The second reading takes us further still, teaching us that the saints are those who became God’s children in baptism and those who are made capable to see God as he is. That is our calling and destiny - to know the Lord directly, to look as trustingly at him with the eyes of faith as we look at the people and all the things around us with our natural eyes. We need to become aware of the extraordinary privilege that God has granted us at our baptism.

And in the Gospel passage we find our Lord teaching us the way to become saints. Being in the world as pilgrims we are shown the various possibilities which can carry us forward in our pilgrimage towards heaven and our own sainthood or which, by our own negligence, will keep us worldly, confined to earth.

Writing to the many communities he founded, Saint Paul often addresses them as saints. Thus, as members of God’s assembly, the Church, we all are saints helping one another in many ways, especially through intercession, example and our lives lived in communion.

 

BEYOND ‘WE’ AND ‘THEY’

To return to the poem ‘We and They’ again, Kipling portrayed ‘We’ as greater and superior to ‘They.’ But in the mystery of the ‘Communion of Saints,’ we discover that there is no place for ‘They’, but only ‘We.’ There is no superiority or inferiority of one over the other. Instead, all are ‘superior’ as God’s beloved children.

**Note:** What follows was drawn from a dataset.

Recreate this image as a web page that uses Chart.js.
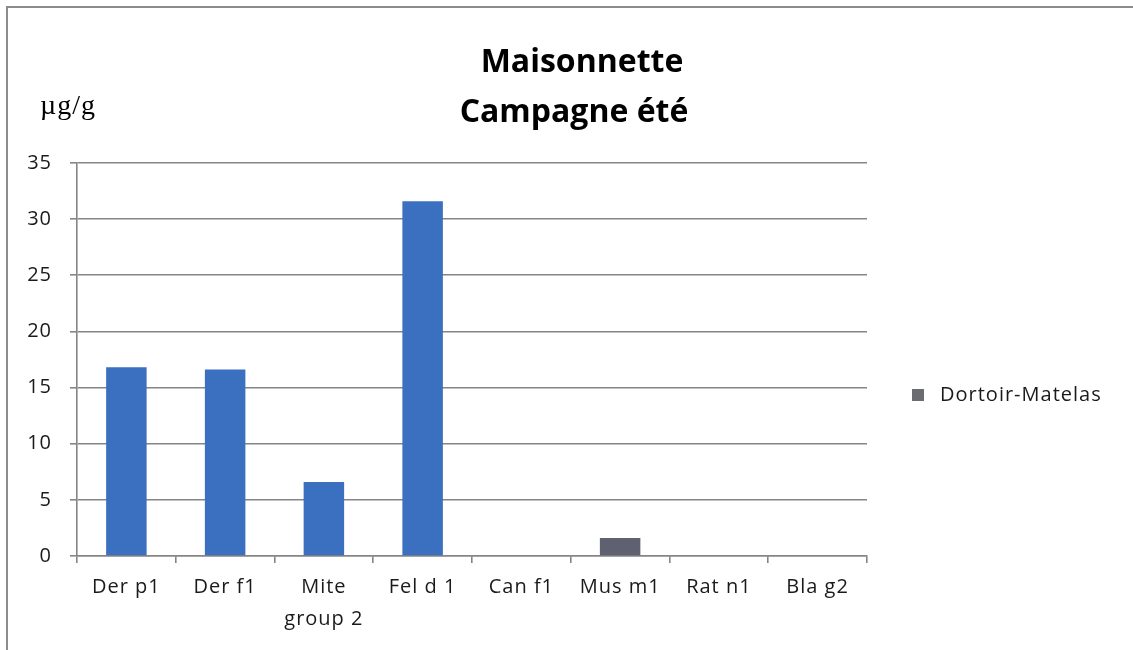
<!DOCTYPE html>
<html>
<head>
<meta charset="utf-8">
<script src="https://cdn.jsdelivr.net/npm/chart.js@4/dist/chart.umd.min.js"></script>
<style>
  html, body { margin: 0; padding: 0; background: #ffffff; }
  #wrap { position: absolute; left: 0; top: 0; width: 1133px; height: 650px; }
  #frame { position: absolute; left: 6px; top: 6px; width: 1140px; height: 660px; border: 2px solid #8c8c8c; box-sizing: border-box; }
</style>
</head>
<body>
<div id="wrap">
  <div id="frame"></div>
  <canvas id="c" width="1133" height="650"></canvas>
</div>
<script>
// Allergen concentrations, summer campaign, dormitory mattress
const categories = ["Der p1", "Der f1", ["Mite", "group 2"], "Fel d 1", "Can f1", "Mus m1", "Rat n1", "Bla g2"];
const seriesLabel = "Dortoir-Matelas";
const values = [16.8, 16.6, 6.6, 31.6, 0, 1.6, 0, 0];
const barColors = ["#3b6fbf", "#3b6fbf", "#3b6fbf", "#3b6fbf", "#3b6fbf", "#5f6170", "#3b6fbf", "#3b6fbf"];
const yTicks = [0, 5, 10, 15, 20, 25, 30, 35];
const titleLines = ["Maisonnette", "Campagne été"];
const unitLabel = "µg/g";

const FONT = "'Open Sans', Lato, sans-serif";

const decorations = {
  id: "decorations",
  beforeDraw(chart) {
    // wide tracking on axis labels
    chart.ctx.letterSpacing = "1px";
  },
  afterDraw(chart) {
    const ctx = chart.ctx;
    ctx.save();
    ctx.letterSpacing = "0px";
    // title
    ctx.fillStyle = "#000";
    ctx.textAlign = "center";
    ctx.textBaseline = "alphabetic";
    ctx.font = "bold 32px " + FONT;
    ctx.fillText(titleLines[0], 582, 72);
    ctx.fillText(titleLines[1], 574, 122);
    // unit
    ctx.textAlign = "left";
    ctx.font = "28px 'Liberation Serif', 'DejaVu Serif', serif";
    ctx.letterSpacing = "1px";
    ctx.fillText(unitLabel, 40, 114);
    // legend
    const ds = chart.data.datasets[0];
    const lx = 912, ly = 395;
    ctx.fillStyle = "#6b6b72";
    ctx.fillRect(lx, ly - 6, 12, 12);
    ctx.fillStyle = "#1a1a1a";
    ctx.font = "20px " + FONT;
    ctx.letterSpacing = "1px";
    ctx.textBaseline = "middle";
    ctx.fillText(ds.label, lx + 28, ly);
    ctx.restore();
  }
};

new Chart(document.getElementById("c"), {
  type: "bar",
  data: {
    labels: categories,
    datasets: [{
      label: seriesLabel,
      data: values,
      backgroundColor: barColors,
      borderWidth: 0,
      barPercentage: 0.82,
      categoryPercentage: 0.5
    }]
  },
  options: {
    responsive: false,
    animation: false,
    layout: { padding: { left: 0, top: 163, right: 266, bottom: 0 } },
    plugins: {
      legend: { display: false },
      title: { display: false },
      tooltip: { enabled: false }
    },
    scales: {
      x: {
        offset: true,
        grid: { display: true, drawOnChartArea: false, offset: true, color: "#858585", lineWidth: 1.6, tickLength: 7 },
        border: { color: "#858585", width: 1.6 },
        ticks: { color: "#1a1a1a", font: { family: FONT, size: 20, lineHeight: 1.6 }, padding: 8, maxRotation: 0, autoSkip: false },
        afterFit(scale) { scale.height = 94; }
      },
      y: {
        min: 0, max: 35,
        afterBuildTicks(scale) { scale.ticks = yTicks.map(v => ({ value: v })); },
        grid: { color: "#858585", lineWidth: 1.6, tickLength: 7 },
        border: { color: "#858585", width: 1.6 },
        ticks: { color: "#1a1a1a", font: { family: FONT, size: 20 }, padding: 18 },
        afterFit(scale) { scale.width = 77; }
      }
    }
  },
  plugins: [decorations]
});
</script>
</body>
</html>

Therefore, as God’s beloved children and saints, we are called to help and be helped by one another. ‘We’ benefit from the intercession of those who see the Lord face to face; ‘We’ pray for those who have died so that they may be loosed from their sins to be able to see the Lord face to face; and on our pilgrimage ‘We’ live the Beatitudes taught by our Lord, so that we too will see him as He is one day.